List Existing Sessions
query { speechRooms(limit: 5, offset: 0) { id name translationLanguages }}
Retrieve Session Details
query { speechRoom(id: "session-id") { id name translationLanguages # URL to the web interface for following the transcript via a browser. viewerWebUrl # WebSocket URL for a custom UI. Must be opened within 15 minutes. viewerSocketUrl(languageCode: "en-US", enable_voiceover: true) # WebSocket URL for transmitting audio. Must be opened within 15 minutes. masterSocketUrl(languageCode: "it") }}
Create a New Session
mutation { createSpeechRoom( name: "Live-Event", # Languages available for translation. The original language is always included. translationLanguages: ["it", "de", "en-US"] ) { id name }}
WebSocket Messages
Sender
Once the sender URL has been obtained, clients can send audio data over it. Virtually every streaming container format supported by FFmpeg is accepted, such as WebM and MPEG-TS. After establishing the WS connection, simply send your binary audio frames through it.
Viewer
Once the viewer URL has been obtained, clients can connect to the socket to receive transcription events. Every message follows the same base format:
{"events": []}
For example:
{ "events": [ { "kind": "transcript", "payload": { "id": "BHI67vVr", "sentence_id": "abc", "text": "So if you like, he was sort of part of the, he was, he was part of the poachers.", "latency": 2939.328806, "speaker": "S5", "created_at": 1720014373412957000, "from_ms": 286730.0, "to_ms": 291290.0 } }, { "kind": "partial", "payload": { "text": "He was", "latency": 2939.328806 } } ]}
The list of events does not have a fixed length. Events are usually grouped together for the UI to render changes cohesively. Here are the event kinds with their descriptions:
partial: A temporary transcript.
{ "kind": "partial", "payload": { "id": "BHI67vVr", "text": "So if you like, he was sort of part of the. He was he was part of the poachers and then he became a gamekeeper he was head of britain's", "latency": 596.662145 }}
transcript: A final transcript.
{ "kind": "transcript", "payload": { "id": "BHI67vVr", "sentence_id": "abc", "text": "So if you like, he was sort of part of the, he was, he was part of the poachers.", "latency": 2939.328806, "speaker": "S5", "created_at": 1720014373412957000, "from_ms": 286730.0, "to_ms": 291290.0 }}
translation: The translation of a transcript.
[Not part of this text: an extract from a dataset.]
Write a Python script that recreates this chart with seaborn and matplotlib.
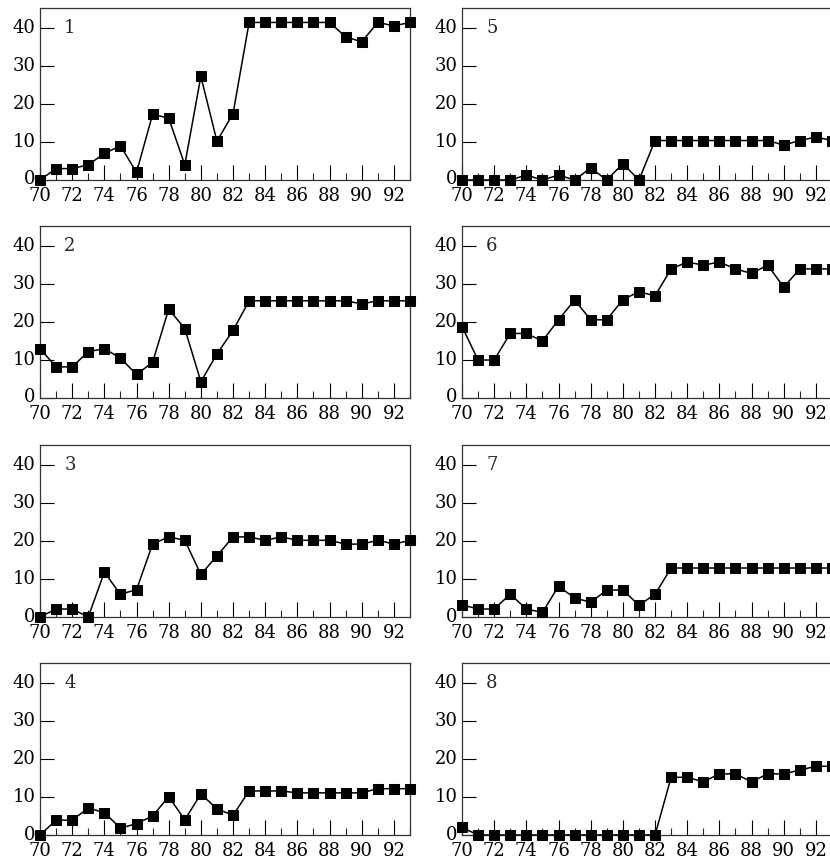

{ "kind": "translation", "payload": { "id": "BHI67vVr", "sentence_id": "abc", "text": "Wenn man so will, war er also Teil der Wilderer.", "original": "So if you like, he was sort of part of the, he was, he was part of the poachers.", "latency": 3067.328804, "speaker": "S5", "created_at": 1720014373412957000, "from_ms": 286730.0, "to_ms": 291290.0 }}
voiceover: The playback link of a translation. DEPRECATED
Please use the voice
message instead
{ "kind": "voiceover", "payload": { "id": "BHI67vVr", "text": "Wenn man so will, war er also Teil der Wilderer.", "original": "So if you like, he was sort of part of the, he was, he was part of the poachers.", "latency": 4880.66211, "speaker": "S5", "created_at": 1720014373412957000, "playback_uri": "https://video-taxi-client-data.s3.eu-west-1.amazonaws.com/B8C4D7C4D031EDC3762D7CD2BCA5FACDC432722A.aac?X-Amz-Algorithm=AWS4-HMAC-SHA256&X-Amz-Credential=AKIAUYKVZWFGAMK6VTIZ%2F20240703%2Feu-west-1%2Fs3%2Faws4_request&X-Amz-Date=20240703T134615Z&X-Amz-Expires=43200&X-Amz-SignedHeaders=host&X-Amz-Signature=2cbf459ffdc9fad5c9b3d3797d120de563c69e876b2490d69a553926701fc516", "from_ms": 286730.0, "to_ms": 291290.0 }}
voice: Includes raw audio data for playback
Each sentence is made of multiple smaller potions of audio. seq
indicates the order of the audio deltas.
audio
is a base64 encoded (with padding), signed linear 16 (s16le) pcm audio with sample rate at 24kHz.
{ "kind": "voice", "payload": { "id": "BHI67vVr", "sentence_id": "abc", "text": "Wenn man so will, war er also Teil der Wilderer.", "latency": 4880.66211, "speaker": "S5", "created_at": 1720014373412957000, "audio": "", "seq": 1, "from_ms": 286730.0, "to_ms": 291290.0 }}
end_of_stream: Indicates that the session is temporarily closed.
{ "kind": "end_of_stream", "payload": { "reason": "normal" }}
Notes:
- latency is the processing latency of the pipeline from the time the sentence was spoken until it was transcribed completely, expressed in milliseconds (float).
- The identifier in the payload of translation and voiceover events always points to an originating transcript event and hence are all equal.
- from_ms and to_ms indicate the timeframe of the playback in which the sentence was heard.